GOAL OF THE EXERCISE -> Omit every picture and return the rest of the data unaltered.

[Begin]

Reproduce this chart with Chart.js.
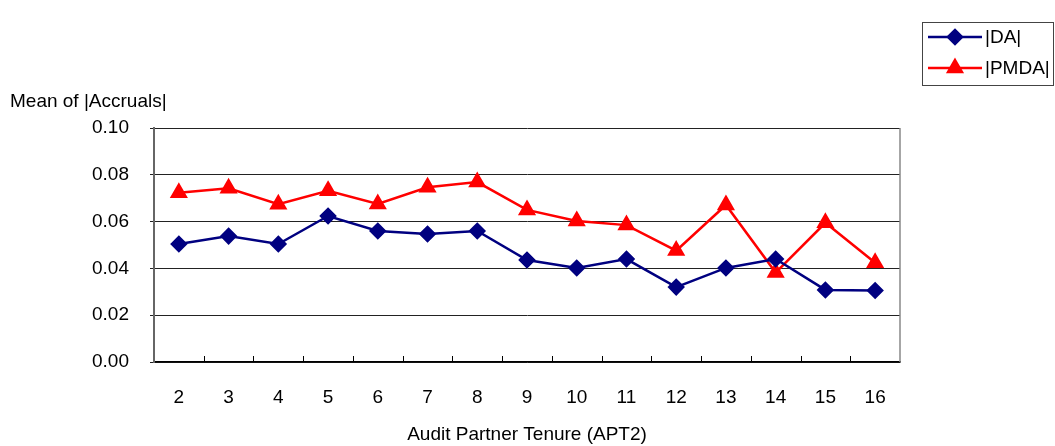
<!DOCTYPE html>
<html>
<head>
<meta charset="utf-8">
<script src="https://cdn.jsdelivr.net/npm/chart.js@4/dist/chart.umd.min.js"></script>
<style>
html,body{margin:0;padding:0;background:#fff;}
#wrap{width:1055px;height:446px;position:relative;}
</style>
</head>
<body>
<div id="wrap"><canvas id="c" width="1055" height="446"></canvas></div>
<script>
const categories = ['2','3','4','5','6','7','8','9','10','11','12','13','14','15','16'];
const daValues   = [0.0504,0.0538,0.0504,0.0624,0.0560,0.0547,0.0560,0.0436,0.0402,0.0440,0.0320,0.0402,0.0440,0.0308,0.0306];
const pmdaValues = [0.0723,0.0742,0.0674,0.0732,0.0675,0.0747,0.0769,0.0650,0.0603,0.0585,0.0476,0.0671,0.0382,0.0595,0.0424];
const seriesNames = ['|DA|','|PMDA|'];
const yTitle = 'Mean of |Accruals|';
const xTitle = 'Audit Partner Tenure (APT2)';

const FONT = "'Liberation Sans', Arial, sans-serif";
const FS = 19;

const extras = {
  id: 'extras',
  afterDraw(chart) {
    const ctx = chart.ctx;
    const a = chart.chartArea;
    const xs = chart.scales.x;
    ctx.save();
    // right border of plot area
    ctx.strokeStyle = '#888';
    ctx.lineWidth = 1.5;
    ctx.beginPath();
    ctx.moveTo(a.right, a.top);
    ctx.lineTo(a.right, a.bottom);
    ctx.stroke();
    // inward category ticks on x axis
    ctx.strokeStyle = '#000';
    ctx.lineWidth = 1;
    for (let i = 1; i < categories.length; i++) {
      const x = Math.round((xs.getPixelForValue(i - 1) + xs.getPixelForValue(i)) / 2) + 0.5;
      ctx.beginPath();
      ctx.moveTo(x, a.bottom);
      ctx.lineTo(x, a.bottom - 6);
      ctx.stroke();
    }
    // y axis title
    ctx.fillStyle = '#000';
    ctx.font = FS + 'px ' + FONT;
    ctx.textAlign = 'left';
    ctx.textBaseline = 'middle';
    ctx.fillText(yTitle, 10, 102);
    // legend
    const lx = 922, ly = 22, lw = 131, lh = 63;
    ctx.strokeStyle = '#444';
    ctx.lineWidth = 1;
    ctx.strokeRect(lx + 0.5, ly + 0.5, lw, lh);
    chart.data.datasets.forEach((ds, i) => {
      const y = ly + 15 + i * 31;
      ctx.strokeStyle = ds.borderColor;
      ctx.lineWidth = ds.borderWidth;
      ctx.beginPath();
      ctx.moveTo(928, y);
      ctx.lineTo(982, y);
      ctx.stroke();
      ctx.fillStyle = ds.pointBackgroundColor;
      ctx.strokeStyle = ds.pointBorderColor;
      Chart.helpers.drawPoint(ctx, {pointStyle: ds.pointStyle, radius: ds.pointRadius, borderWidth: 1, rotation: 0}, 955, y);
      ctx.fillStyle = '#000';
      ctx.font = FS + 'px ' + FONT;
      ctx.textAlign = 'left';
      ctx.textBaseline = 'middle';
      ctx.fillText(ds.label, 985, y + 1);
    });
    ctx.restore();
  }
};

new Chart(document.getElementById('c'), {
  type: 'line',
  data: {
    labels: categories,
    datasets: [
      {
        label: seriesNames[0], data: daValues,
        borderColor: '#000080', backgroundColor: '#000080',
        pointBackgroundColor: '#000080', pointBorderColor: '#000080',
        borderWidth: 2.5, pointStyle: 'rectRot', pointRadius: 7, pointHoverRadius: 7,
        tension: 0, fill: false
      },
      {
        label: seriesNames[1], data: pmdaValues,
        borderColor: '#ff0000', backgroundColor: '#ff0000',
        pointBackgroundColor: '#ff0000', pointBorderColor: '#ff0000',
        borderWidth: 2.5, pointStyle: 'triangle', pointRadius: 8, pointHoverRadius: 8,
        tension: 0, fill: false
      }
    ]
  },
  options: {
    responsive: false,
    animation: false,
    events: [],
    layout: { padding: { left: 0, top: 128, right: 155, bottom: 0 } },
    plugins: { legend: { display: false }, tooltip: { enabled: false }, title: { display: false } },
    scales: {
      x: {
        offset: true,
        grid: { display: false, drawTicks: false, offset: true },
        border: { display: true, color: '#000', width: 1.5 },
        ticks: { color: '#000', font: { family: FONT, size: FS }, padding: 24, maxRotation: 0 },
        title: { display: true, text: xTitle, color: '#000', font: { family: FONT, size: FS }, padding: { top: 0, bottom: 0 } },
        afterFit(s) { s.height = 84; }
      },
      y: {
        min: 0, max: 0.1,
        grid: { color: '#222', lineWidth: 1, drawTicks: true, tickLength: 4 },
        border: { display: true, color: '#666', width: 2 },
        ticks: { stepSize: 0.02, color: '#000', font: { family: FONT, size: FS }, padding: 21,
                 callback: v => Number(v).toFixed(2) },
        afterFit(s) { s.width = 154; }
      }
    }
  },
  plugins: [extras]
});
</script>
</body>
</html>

[End]

WORKED ANSWER ->
Reproduce this chart with Chart.js.
<!DOCTYPE html>
<html>
<head>
<meta charset="utf-8">
<script src="https://cdn.jsdelivr.net/npm/chart.js@4/dist/chart.umd.min.js"></script>
<style>
html,body{margin:0;padding:0;background:#fff;}
#wrap{width:1055px;height:446px;position:relative;}
</style>
</head>
<body>
<div id="wrap"><canvas id="c" width="1055" height="446"></canvas></div>
<script>
const categories = ['2','3','4','5','6','7','8','9','10','11','12','13','14','15','16'];
const daValues   = [0.0504,0.0538,0.0504,0.0624,0.0560,0.0547,0.0560,0.0436,0.0402,0.0440,0.0320,0.0402,0.0440,0.0308,0.0306];
const pmdaValues = [0.0723,0.0742,0.0674,0.0732,0.0675,0.0747,0.0769,0.0650,0.0603,0.0585,0.0476,0.0671,0.0382,0.0595,0.0424];
const seriesNames = ['|DA|','|PMDA|'];
const yTitle = 'Mean of |Accruals|';
const xTitle = 'Audit Partner Tenure (APT2)';

const FONT = "'Liberation Sans', Arial, sans-serif";
const FS = 19;

const extras = {
  id: 'extras',
  afterDraw(chart) {
    const ctx = chart.ctx;
    const a = chart.chartArea;
    const xs = chart.scales.x;
    ctx.save();
    // right border of plot area
    ctx.strokeStyle = '#888';
    ctx.lineWidth = 1.5;
    ctx.beginPath();
    ctx.moveTo(a.right, a.top);
    ctx.lineTo(a.right, a.bottom);
    ctx.stroke();
    // inward category ticks on x axis
    ctx.strokeStyle = '#000';
    ctx.lineWidth = 1;
    for (let i = 1; i < categories.length; i++) {
      const x = Math.round((xs.getPixelForValue(i - 1) + xs.getPixelForValue(i)) / 2) + 0.5;
      ctx.beginPath();
      ctx.moveTo(x, a.bottom);
      ctx.lineTo(x, a.bottom - 6);
      ctx.stroke();
    }
    // y axis title
    ctx.fillStyle = '#000';
    ctx.font = FS + 'px ' + FONT;
    ctx.textAlign = 'left';
    ctx.textBaseline = 'middle';
    ctx.fillText(yTitle, 10, 102);
    // legend
    const lx = 922, ly = 22, lw = 131, lh = 63;
    ctx.strokeStyle = '#444';
    ctx.lineWidth = 1;
    ctx.strokeRect(lx + 0.5, ly + 0.5, lw, lh);
    chart.data.datasets.forEach((ds, i) => {
      const y = ly + 15 + i * 31;
      ctx.strokeStyle = ds.borderColor;
      ctx.lineWidth = ds.borderWidth;
      ctx.beginPath();
      ctx.moveTo(928, y);
      ctx.lineTo(982, y);
      ctx.stroke();
      ctx.fillStyle = ds.pointBackgroundColor;
      ctx.strokeStyle = ds.pointBorderColor;
      Chart.helpers.drawPoint(ctx, {pointStyle: ds.pointStyle, radius: ds.pointRadius, borderWidth: 1, rotation: 0}, 955, y);
      ctx.fillStyle = '#000';
      ctx.font = FS + 'px ' + FONT;
      ctx.textAlign = 'left';
      ctx.textBaseline = 'middle';
      ctx.fillText(ds.label, 985, y + 1);
    });
    ctx.restore();
  }
};

new Chart(document.getElementById('c'), {
  type: 'line',
  data: {
    labels: categories,
    datasets: [
      {
        label: seriesNames[0], data: daValues,
        borderColor: '#000080', backgroundColor: '#000080',
        pointBackgroundColor: '#000080', pointBorderColor: '#000080',
        borderWidth: 2.5, pointStyle: 'rectRot', pointRadius: 7, pointHoverRadius: 7,
        tension: 0, fill: false
      },
      {
        label: seriesNames[1], data: pmdaValues,
        borderColor: '#ff0000', backgroundColor: '#ff0000',
        pointBackgroundColor: '#ff0000', pointBorderColor: '#ff0000',
        borderWidth: 2.5, pointStyle: 'triangle', pointRadius: 8, pointHoverRadius: 8,
        tension: 0, fill: false
      }
    ]
  },
  options: {
    responsive: false,
    animation: false,
    events: [],
    layout: { padding: { left: 0, top: 128, right: 155, bottom: 0 } },
    plugins: { legend: { display: false }, tooltip: { enabled: false }, title: { display: false } },
    scales: {
      x: {
        offset: true,
        grid: { display: false, drawTicks: false, offset: true },
        border: { display: true, color: '#000', width: 1.5 },
        ticks: { color: '#000', font: { family: FONT, size: FS }, padding: 24, maxRotation: 0 },
        title: { display: true, text: xTitle, color: '#000', font: { family: FONT, size: FS }, padding: { top: 0, bottom: 0 } },
        afterFit(s) { s.height = 84; }
      },
      y: {
        min: 0, max: 0.1,
        grid: { color: '#222', lineWidth: 1, drawTicks: true, tickLength: 4 },
        border: { display: true, color: '#666', width: 2 },
        ticks: { stepSize: 0.02, color: '#000', font: { family: FONT, size: FS }, padding: 21,
                 callback: v => Number(v).toFixed(2) },
        afterFit(s) { s.width = 154; }
      }
    }
  },
  plugins: [extras]
});
</script>
</body>
</html>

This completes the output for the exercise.